I had a crush of convenience on a boy I found irritating but acceptable. I had caught him picking his nose in public, but I tried to forgive him so that I could be a better person and learn how to make out. He was not the most gorgeous man in the world. He wasn’t even a man. I brought him over one day, to meet Mary, and she was delighted, but I was kind of embarrassed. I knew he couldn’t compare to her third husband, the dashing sailor. He chewed his sandwich too loudly, in my opinion. He still had braces, so his smile was not exactly going to make anyone faint.
I visited Mary for a couple years, and then she moved across the country to be closer to her grandchildren. I wrote her a letter, but she didn’t respond and sometimes I wondered if I’d somehow forgotten to send it, or if I’d dreamed the whole idea up.
Before she left, she came to my bat mitzvah, and I was glad she got to see me reading from the Torah and wearing my pearly pink gown, which was, I thought, simultaneously mature and like a princess might wear. I faltered, losing my place when I began the last paragraph of the reading and having to search for an agonizingly long moment, but for the most part, I did fine. I felt smart and lovely and full of my own power. Mary didn’t know very many Jews, and she was impressed that I’d said so many words in Hebrew.
During one of our last visits, she showed me a photo of her third husband. I’m not sure why it took her so long to do that. Maybe she’d put them away because it was too painful to see his face, and in packing, she’d rediscovered them. She held the photo out to me, not letting me touch it, because my hands were greasy with grilled cheese.
“There we are,” she said. “And that’s his boat, behind us.”
The photo was bent and it caught the glare of the table lamp so that for the first second, I couldn’t see them at all.
“Isn’t he gorgeous?” she said. “The most gorgeous man in the world…”
I looked closer, eager to finally see the stunning hero of her stories.

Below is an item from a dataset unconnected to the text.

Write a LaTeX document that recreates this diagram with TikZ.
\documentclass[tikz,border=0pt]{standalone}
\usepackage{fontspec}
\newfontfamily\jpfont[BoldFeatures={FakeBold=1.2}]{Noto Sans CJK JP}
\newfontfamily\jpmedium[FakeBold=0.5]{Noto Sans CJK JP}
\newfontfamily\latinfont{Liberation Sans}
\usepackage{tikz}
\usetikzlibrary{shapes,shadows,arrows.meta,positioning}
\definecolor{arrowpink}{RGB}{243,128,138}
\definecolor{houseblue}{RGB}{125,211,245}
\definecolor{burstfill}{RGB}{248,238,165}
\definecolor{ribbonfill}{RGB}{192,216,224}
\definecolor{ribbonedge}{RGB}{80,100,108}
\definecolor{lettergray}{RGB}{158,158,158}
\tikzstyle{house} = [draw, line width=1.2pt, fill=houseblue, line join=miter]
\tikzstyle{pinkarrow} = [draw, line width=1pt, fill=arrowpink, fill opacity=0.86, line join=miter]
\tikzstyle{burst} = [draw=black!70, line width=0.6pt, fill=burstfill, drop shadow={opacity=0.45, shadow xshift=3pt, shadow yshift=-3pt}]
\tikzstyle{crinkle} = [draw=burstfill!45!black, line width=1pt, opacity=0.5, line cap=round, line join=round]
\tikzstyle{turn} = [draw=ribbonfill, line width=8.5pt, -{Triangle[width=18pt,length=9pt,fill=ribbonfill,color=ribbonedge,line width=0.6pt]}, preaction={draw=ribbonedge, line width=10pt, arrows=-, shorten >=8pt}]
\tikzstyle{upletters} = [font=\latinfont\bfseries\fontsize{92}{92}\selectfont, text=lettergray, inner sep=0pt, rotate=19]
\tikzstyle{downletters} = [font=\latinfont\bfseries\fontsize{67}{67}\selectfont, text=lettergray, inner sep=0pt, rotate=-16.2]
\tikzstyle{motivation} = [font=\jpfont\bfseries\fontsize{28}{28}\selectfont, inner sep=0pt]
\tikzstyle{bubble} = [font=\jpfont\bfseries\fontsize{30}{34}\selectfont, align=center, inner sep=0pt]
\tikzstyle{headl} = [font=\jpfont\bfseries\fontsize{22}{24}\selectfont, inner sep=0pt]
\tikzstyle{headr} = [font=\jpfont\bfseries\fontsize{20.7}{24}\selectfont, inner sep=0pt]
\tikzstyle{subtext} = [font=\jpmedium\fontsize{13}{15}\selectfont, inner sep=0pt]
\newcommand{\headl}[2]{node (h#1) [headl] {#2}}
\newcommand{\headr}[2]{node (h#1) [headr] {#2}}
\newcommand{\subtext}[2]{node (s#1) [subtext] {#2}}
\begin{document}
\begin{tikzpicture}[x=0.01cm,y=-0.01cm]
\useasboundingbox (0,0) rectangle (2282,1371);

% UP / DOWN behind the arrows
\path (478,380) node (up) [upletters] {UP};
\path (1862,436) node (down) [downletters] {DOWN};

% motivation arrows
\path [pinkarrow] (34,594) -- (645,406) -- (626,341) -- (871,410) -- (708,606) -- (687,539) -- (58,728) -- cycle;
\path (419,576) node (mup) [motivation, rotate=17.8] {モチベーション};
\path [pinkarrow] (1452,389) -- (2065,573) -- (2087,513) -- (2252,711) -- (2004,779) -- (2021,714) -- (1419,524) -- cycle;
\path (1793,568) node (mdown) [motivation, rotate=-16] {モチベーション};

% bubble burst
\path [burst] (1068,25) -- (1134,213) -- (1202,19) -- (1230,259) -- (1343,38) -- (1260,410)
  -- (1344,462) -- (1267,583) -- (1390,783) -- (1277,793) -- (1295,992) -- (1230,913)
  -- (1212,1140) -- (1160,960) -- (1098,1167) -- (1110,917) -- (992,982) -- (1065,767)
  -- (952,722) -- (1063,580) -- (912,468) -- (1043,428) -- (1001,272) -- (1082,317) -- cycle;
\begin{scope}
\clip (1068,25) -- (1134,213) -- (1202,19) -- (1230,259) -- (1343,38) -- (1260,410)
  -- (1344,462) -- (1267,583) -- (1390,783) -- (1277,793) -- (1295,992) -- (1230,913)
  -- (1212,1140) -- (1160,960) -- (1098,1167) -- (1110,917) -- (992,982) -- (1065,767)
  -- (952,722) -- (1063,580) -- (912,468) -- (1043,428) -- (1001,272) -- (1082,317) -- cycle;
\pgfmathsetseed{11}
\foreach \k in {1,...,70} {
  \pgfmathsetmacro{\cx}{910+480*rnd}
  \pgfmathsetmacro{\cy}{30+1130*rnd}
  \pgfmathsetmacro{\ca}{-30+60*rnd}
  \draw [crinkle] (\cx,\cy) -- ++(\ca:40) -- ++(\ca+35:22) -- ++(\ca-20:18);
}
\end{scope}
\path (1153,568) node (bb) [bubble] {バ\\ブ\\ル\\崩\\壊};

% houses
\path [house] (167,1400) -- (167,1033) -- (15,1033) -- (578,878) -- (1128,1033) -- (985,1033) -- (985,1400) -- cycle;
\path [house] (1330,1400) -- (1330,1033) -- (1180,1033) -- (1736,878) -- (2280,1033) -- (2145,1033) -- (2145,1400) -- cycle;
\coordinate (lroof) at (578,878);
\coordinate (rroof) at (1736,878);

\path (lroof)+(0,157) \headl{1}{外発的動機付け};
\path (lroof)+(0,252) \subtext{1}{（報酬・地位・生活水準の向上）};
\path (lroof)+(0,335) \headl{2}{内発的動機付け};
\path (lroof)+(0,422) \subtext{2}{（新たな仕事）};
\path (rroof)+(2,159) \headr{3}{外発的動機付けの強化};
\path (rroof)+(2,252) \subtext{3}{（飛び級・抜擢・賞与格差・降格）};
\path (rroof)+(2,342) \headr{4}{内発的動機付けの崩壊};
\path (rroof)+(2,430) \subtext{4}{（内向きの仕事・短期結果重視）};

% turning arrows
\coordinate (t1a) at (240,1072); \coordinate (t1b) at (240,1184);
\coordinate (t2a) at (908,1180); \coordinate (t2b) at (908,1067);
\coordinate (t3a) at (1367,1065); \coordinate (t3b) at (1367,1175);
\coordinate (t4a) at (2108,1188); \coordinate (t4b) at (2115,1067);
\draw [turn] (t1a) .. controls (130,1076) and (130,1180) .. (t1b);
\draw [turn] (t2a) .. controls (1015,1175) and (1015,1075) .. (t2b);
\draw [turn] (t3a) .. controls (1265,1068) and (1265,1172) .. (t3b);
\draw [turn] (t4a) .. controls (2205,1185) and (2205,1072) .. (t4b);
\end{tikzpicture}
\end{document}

She looked like herself in the photo, but obviously younger, wearing a white blouse. She was much tanner, and she was grinning tremendously. The boat was blurry in the background, kind of a lump of dirty plastic, no sails in sight. Possibly they were rolled up? The man beside her was stocky and happy, also tanned, and he was…
Well, he was a middle-aged man. Incredibly old, to me at thirteen. He had wispy gray hair and a friendly face and he looked somewhere between my dad and my grandfather.
She was looking at me expectantly and I became suddenly aware of my rudeness.
“Wow!” I said, as enthusiastically as possible, “he looks just like a movie star!”
“But better,” she murmured.
“Yeah, definitely better,” I agreed.
She smiled, satisfied, and tucked the photo carefully away, as though it were made of something so delicate and valuable that it should be under five inches of glass in a museum.
After Mary moved across the country, I never saw or heard from her again.
Sometimes whole years went by without me thinking of her. But yesterday, I remembered. The sputtering fluorescent lights in the halls. The ancient tiny yapping dogs. The grilled cheeses. The most gorgeous man in the world.
“So did you ever find out what happened to her?” Bear asked.
“No…I lost track of her,” I said guiltily.
She’s probably dead. She was old when I knew her.
It’s maybe stupid, but I like to imagine that she’s out there, across the country by the ocean somewhere, living the next phase of a fabulous life that paused ever-so-briefly in a mildew-y assisted living facility in New Jersey. Maybe she’s gotten back into sailing.
“You know,” I told Bear, “You’re the most gorgeous man in the world.”
* * *
Do you know a most gorgeous man in the world?
Unroast: Today I love my weight. It’s a good weight. It looks right on me.